# WHAT IS EXPECTED
Check every line below for the word "document" and give only the number of lines where it appears.

☆ ☆ ☆ ☆ ☆

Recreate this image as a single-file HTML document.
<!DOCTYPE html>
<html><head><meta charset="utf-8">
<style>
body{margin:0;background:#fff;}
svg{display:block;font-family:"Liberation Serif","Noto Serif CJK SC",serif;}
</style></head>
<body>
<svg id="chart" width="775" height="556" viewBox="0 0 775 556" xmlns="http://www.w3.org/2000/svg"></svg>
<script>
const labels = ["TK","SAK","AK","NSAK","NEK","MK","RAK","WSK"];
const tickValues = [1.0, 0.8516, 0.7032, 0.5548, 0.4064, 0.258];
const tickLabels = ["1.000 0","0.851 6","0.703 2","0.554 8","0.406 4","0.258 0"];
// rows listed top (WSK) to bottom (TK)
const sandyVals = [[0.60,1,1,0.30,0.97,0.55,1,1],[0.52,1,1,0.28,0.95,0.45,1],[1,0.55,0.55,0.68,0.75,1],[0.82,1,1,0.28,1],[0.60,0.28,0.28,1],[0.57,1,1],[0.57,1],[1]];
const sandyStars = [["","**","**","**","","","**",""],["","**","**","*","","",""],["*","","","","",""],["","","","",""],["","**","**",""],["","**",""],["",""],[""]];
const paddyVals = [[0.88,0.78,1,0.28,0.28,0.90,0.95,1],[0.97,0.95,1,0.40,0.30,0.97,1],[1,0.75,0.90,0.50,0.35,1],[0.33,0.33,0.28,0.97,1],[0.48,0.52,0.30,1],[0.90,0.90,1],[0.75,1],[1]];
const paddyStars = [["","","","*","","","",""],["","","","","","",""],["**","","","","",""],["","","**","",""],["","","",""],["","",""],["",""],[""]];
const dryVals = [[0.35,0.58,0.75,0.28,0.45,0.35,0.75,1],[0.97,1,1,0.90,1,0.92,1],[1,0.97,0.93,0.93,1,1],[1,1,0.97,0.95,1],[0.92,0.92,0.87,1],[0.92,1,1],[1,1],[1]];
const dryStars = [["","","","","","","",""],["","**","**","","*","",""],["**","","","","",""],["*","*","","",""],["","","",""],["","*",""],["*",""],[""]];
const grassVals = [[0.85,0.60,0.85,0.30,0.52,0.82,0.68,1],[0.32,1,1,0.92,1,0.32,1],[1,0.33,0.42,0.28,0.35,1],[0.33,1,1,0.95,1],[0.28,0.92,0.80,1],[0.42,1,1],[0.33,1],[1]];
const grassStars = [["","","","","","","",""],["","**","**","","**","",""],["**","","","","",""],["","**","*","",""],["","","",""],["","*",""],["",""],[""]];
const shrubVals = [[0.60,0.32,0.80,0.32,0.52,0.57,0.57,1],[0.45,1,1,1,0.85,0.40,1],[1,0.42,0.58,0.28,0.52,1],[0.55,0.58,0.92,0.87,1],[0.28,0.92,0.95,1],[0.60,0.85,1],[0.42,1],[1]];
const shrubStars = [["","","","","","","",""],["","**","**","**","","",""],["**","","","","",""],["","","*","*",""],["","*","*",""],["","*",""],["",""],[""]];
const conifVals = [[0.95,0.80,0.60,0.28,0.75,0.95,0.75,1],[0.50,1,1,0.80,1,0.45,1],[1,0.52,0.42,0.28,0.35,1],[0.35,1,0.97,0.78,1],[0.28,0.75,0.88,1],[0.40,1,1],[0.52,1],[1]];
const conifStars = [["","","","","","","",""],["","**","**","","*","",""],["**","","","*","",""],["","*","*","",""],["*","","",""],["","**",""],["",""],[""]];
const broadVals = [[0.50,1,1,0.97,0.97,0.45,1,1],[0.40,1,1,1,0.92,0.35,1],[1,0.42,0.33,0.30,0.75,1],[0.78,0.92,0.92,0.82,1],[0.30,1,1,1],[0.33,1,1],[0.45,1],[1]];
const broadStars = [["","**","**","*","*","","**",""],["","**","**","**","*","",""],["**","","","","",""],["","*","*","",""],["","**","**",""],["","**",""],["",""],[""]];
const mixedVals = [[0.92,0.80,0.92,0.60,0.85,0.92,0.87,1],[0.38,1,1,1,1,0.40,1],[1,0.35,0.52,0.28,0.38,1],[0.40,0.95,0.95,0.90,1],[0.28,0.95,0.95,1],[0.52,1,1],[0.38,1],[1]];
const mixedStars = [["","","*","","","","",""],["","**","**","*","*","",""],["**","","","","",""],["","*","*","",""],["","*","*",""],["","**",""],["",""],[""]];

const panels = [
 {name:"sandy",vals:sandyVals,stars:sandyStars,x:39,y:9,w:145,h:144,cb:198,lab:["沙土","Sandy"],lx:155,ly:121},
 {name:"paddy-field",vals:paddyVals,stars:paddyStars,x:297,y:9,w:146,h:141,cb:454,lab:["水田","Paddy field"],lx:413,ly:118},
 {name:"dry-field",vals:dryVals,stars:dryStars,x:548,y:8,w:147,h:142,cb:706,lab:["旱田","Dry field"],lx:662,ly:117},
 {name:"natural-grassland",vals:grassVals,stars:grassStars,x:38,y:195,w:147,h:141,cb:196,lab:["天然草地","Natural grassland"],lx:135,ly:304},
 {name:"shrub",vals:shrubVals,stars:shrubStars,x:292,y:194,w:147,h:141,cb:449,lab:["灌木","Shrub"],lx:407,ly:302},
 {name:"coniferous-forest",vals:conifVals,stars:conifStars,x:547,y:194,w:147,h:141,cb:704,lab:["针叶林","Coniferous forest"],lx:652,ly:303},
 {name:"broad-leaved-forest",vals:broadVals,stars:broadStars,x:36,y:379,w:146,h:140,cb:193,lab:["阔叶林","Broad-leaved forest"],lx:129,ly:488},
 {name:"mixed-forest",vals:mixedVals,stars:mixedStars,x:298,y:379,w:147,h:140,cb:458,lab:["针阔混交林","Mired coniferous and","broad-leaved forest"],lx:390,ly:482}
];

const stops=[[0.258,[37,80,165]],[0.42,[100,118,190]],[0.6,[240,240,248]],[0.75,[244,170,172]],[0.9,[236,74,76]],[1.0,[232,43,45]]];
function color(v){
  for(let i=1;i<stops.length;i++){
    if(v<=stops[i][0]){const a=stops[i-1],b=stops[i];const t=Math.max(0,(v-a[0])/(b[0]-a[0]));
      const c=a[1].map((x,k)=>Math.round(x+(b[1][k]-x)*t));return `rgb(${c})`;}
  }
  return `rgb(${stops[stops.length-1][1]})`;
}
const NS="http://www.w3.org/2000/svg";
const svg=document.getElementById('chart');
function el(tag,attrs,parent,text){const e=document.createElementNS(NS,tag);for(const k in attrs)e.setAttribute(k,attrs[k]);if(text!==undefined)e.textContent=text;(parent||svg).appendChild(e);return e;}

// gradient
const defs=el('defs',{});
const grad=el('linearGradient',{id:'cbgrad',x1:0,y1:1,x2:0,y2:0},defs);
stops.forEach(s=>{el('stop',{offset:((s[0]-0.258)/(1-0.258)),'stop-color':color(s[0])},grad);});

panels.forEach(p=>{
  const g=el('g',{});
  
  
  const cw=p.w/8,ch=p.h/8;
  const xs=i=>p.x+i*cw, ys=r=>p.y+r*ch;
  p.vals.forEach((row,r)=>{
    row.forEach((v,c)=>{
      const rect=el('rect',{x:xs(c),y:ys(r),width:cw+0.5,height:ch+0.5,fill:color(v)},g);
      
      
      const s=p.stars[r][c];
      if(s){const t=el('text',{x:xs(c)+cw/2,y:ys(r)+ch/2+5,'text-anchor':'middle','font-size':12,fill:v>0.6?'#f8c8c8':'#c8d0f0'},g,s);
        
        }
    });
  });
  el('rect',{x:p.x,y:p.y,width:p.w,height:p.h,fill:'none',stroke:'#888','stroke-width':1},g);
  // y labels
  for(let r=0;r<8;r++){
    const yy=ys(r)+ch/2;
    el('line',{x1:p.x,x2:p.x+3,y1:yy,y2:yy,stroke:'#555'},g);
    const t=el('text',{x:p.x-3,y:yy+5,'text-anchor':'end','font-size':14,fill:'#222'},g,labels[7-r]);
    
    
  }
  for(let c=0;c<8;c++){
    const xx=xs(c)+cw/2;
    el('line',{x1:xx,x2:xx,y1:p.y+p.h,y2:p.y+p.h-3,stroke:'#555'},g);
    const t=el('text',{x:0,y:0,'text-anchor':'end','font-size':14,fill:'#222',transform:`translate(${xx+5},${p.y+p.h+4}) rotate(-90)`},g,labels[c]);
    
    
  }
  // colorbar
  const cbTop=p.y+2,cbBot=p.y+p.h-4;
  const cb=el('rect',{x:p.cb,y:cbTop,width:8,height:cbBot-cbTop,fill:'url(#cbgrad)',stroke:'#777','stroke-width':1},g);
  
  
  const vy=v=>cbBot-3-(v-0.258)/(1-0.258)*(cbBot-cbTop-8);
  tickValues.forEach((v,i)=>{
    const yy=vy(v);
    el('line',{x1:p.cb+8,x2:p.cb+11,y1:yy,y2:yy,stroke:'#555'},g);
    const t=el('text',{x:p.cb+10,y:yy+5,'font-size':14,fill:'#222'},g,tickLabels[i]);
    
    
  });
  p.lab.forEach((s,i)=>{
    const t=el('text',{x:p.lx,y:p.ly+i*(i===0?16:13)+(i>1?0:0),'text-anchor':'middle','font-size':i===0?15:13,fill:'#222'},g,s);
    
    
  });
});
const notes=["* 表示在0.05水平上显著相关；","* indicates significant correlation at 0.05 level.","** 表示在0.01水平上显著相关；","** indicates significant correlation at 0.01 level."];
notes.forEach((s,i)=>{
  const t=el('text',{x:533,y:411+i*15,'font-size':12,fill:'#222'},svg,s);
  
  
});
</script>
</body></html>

☆ ☆ ☆ ☆ ☆

# THE RESULT
3